▶ Instructions for the task
Exclude the pictures and return every line exactly as written.

▶ Material provided
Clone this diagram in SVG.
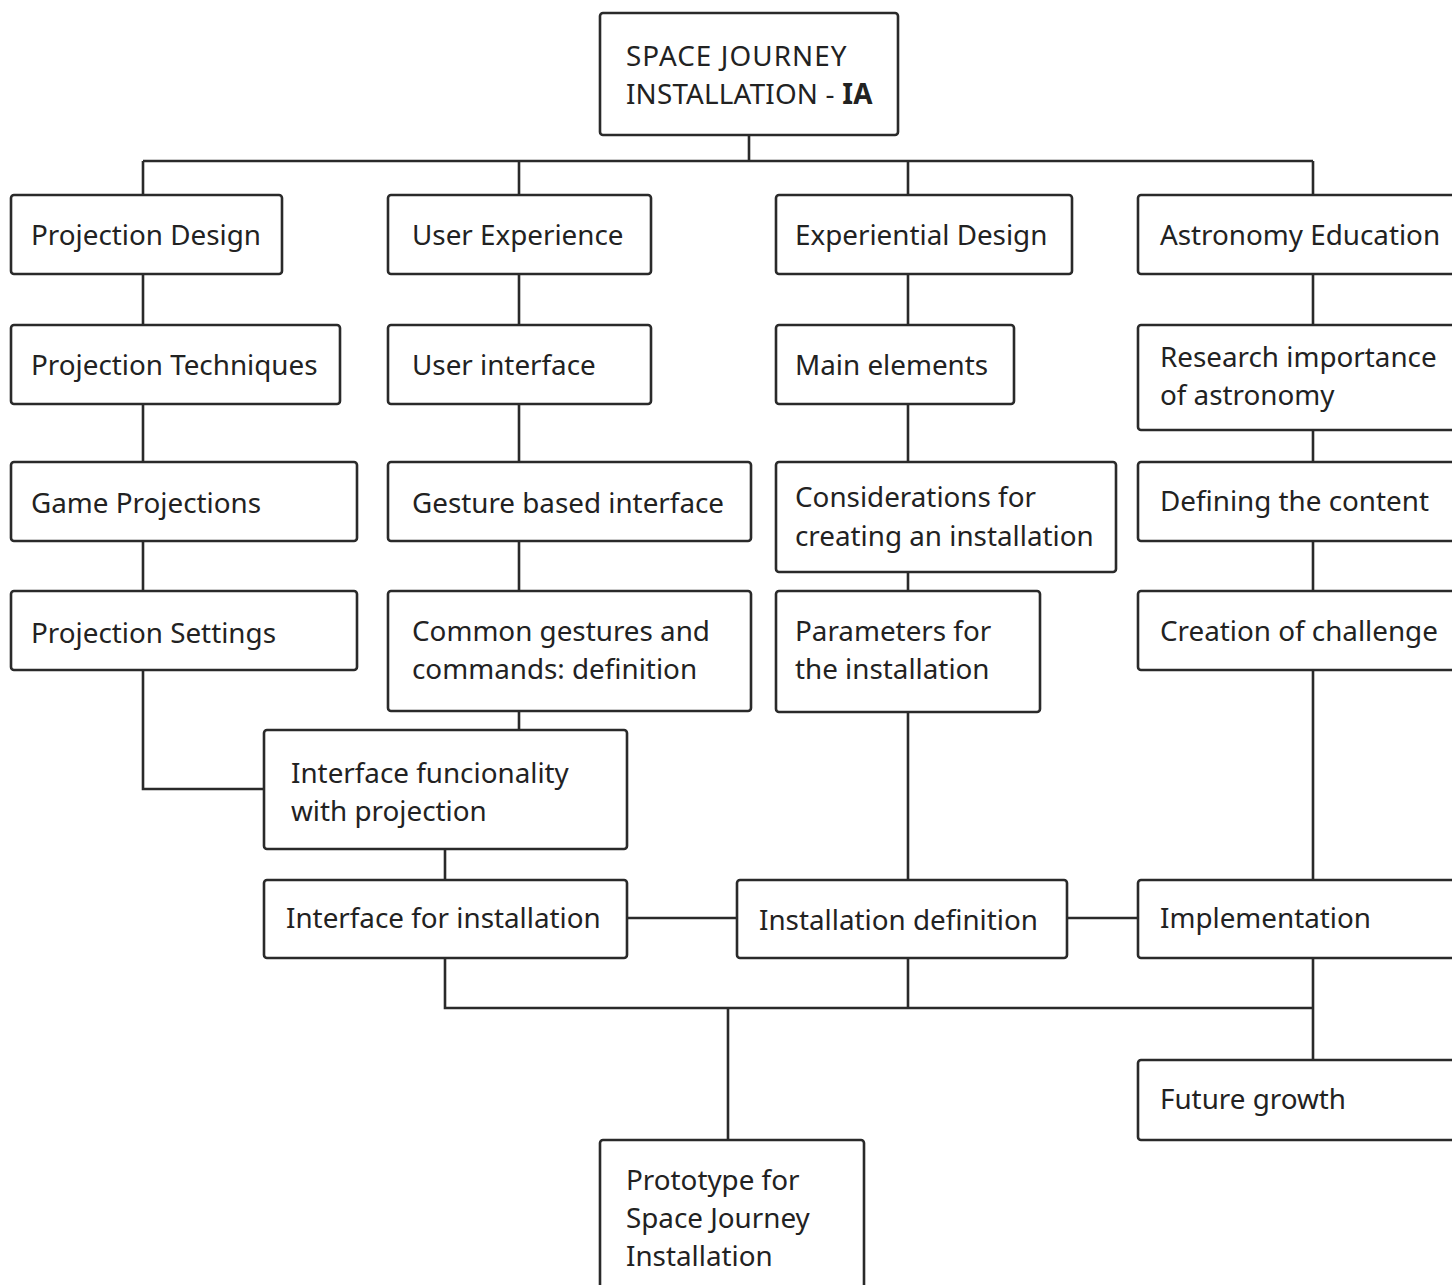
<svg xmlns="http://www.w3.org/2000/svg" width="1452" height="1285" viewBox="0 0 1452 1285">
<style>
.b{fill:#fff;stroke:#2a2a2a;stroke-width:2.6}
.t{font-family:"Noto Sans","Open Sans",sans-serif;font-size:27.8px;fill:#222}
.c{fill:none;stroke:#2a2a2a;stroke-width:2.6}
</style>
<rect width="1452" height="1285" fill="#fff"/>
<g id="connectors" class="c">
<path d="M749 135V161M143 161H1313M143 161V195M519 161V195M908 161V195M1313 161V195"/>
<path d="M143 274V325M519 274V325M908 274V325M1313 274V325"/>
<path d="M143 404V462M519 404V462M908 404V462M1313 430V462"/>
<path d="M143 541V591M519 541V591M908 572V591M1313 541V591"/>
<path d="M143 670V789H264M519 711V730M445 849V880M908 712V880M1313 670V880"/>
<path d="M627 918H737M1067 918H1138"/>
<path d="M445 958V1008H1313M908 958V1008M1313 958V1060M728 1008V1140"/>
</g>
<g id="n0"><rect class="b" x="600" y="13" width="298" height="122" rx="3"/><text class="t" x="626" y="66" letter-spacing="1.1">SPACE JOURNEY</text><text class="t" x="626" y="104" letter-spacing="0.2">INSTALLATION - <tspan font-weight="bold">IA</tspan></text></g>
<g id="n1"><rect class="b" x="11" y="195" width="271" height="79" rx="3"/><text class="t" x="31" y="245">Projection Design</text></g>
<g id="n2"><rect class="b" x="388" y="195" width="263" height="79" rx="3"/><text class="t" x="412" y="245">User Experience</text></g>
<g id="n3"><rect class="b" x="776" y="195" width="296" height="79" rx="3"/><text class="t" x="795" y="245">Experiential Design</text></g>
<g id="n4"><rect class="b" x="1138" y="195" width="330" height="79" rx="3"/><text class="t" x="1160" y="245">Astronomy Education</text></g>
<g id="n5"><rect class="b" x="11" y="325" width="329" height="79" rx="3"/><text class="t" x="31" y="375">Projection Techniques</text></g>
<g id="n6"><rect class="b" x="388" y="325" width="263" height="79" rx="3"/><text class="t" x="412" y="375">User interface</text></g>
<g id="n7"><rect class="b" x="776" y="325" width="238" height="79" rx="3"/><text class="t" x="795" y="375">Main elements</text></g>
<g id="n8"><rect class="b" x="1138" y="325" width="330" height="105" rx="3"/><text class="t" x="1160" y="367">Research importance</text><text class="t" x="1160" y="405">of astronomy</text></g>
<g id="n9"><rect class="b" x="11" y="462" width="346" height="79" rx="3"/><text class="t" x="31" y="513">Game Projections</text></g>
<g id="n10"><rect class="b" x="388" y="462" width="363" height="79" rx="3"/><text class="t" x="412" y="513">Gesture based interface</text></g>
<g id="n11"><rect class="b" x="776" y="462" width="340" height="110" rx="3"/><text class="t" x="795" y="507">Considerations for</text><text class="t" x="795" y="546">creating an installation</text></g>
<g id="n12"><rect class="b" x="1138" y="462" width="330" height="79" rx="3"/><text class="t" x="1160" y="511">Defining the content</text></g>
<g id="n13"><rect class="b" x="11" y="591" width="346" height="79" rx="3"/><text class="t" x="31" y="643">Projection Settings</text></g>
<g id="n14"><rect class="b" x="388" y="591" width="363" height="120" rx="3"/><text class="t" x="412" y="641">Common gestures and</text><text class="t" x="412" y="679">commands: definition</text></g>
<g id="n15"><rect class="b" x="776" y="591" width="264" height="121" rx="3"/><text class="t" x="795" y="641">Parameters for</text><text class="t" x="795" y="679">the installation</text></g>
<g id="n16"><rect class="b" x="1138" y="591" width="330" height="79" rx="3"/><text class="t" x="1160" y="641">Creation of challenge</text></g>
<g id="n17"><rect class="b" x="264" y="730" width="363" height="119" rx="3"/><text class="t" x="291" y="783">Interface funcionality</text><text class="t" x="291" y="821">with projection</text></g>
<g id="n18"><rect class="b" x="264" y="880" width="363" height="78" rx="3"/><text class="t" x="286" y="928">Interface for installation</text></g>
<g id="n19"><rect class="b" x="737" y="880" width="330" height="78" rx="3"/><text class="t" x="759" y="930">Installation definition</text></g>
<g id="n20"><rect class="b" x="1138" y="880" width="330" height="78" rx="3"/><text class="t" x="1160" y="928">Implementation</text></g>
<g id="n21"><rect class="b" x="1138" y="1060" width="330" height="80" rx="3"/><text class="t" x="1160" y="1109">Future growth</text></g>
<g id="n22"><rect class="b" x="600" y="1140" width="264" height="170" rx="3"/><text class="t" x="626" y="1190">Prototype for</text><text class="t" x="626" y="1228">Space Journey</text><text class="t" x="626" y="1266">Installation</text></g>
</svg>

▶ Task response
Clone this diagram in SVG.
<svg xmlns="http://www.w3.org/2000/svg" width="1452" height="1285" viewBox="0 0 1452 1285">
<style>
.b{fill:#fff;stroke:#2a2a2a;stroke-width:2.6}
.t{font-family:"Noto Sans","Open Sans",sans-serif;font-size:27.8px;fill:#222}
.c{fill:none;stroke:#2a2a2a;stroke-width:2.6}
</style>
<rect width="1452" height="1285" fill="#fff"/>
<g id="connectors" class="c">
<path d="M749 135V161M143 161H1313M143 161V195M519 161V195M908 161V195M1313 161V195"/>
<path d="M143 274V325M519 274V325M908 274V325M1313 274V325"/>
<path d="M143 404V462M519 404V462M908 404V462M1313 430V462"/>
<path d="M143 541V591M519 541V591M908 572V591M1313 541V591"/>
<path d="M143 670V789H264M519 711V730M445 849V880M908 712V880M1313 670V880"/>
<path d="M627 918H737M1067 918H1138"/>
<path d="M445 958V1008H1313M908 958V1008M1313 958V1060M728 1008V1140"/>
</g>
<g id="n0"><rect class="b" x="600" y="13" width="298" height="122" rx="3"/><text class="t" x="626" y="66" letter-spacing="1.1">SPACE JOURNEY</text><text class="t" x="626" y="104" letter-spacing="0.2">INSTALLATION - <tspan font-weight="bold">IA</tspan></text></g>
<g id="n1"><rect class="b" x="11" y="195" width="271" height="79" rx="3"/><text class="t" x="31" y="245">Projection Design</text></g>
<g id="n2"><rect class="b" x="388" y="195" width="263" height="79" rx="3"/><text class="t" x="412" y="245">User Experience</text></g>
<g id="n3"><rect class="b" x="776" y="195" width="296" height="79" rx="3"/><text class="t" x="795" y="245">Experiential Design</text></g>
<g id="n4"><rect class="b" x="1138" y="195" width="330" height="79" rx="3"/><text class="t" x="1160" y="245">Astronomy Education</text></g>
<g id="n5"><rect class="b" x="11" y="325" width="329" height="79" rx="3"/><text class="t" x="31" y="375">Projection Techniques</text></g>
<g id="n6"><rect class="b" x="388" y="325" width="263" height="79" rx="3"/><text class="t" x="412" y="375">User interface</text></g>
<g id="n7"><rect class="b" x="776" y="325" width="238" height="79" rx="3"/><text class="t" x="795" y="375">Main elements</text></g>
<g id="n8"><rect class="b" x="1138" y="325" width="330" height="105" rx="3"/><text class="t" x="1160" y="367">Research importance</text><text class="t" x="1160" y="405">of astronomy</text></g>
<g id="n9"><rect class="b" x="11" y="462" width="346" height="79" rx="3"/><text class="t" x="31" y="513">Game Projections</text></g>
<g id="n10"><rect class="b" x="388" y="462" width="363" height="79" rx="3"/><text class="t" x="412" y="513">Gesture based interface</text></g>
<g id="n11"><rect class="b" x="776" y="462" width="340" height="110" rx="3"/><text class="t" x="795" y="507">Considerations for</text><text class="t" x="795" y="546">creating an installation</text></g>
<g id="n12"><rect class="b" x="1138" y="462" width="330" height="79" rx="3"/><text class="t" x="1160" y="511">Defining the content</text></g>
<g id="n13"><rect class="b" x="11" y="591" width="346" height="79" rx="3"/><text class="t" x="31" y="643">Projection Settings</text></g>
<g id="n14"><rect class="b" x="388" y="591" width="363" height="120" rx="3"/><text class="t" x="412" y="641">Common gestures and</text><text class="t" x="412" y="679">commands: definition</text></g>
<g id="n15"><rect class="b" x="776" y="591" width="264" height="121" rx="3"/><text class="t" x="795" y="641">Parameters for</text><text class="t" x="795" y="679">the installation</text></g>
<g id="n16"><rect class="b" x="1138" y="591" width="330" height="79" rx="3"/><text class="t" x="1160" y="641">Creation of challenge</text></g>
<g id="n17"><rect class="b" x="264" y="730" width="363" height="119" rx="3"/><text class="t" x="291" y="783">Interface funcionality</text><text class="t" x="291" y="821">with projection</text></g>
<g id="n18"><rect class="b" x="264" y="880" width="363" height="78" rx="3"/><text class="t" x="286" y="928">Interface for installation</text></g>
<g id="n19"><rect class="b" x="737" y="880" width="330" height="78" rx="3"/><text class="t" x="759" y="930">Installation definition</text></g>
<g id="n20"><rect class="b" x="1138" y="880" width="330" height="78" rx="3"/><text class="t" x="1160" y="928">Implementation</text></g>
<g id="n21"><rect class="b" x="1138" y="1060" width="330" height="80" rx="3"/><text class="t" x="1160" y="1109">Future growth</text></g>
<g id="n22"><rect class="b" x="600" y="1140" width="264" height="170" rx="3"/><text class="t" x="626" y="1190">Prototype for</text><text class="t" x="626" y="1228">Space Journey</text><text class="t" x="626" y="1266">Installation</text></g>
</svg>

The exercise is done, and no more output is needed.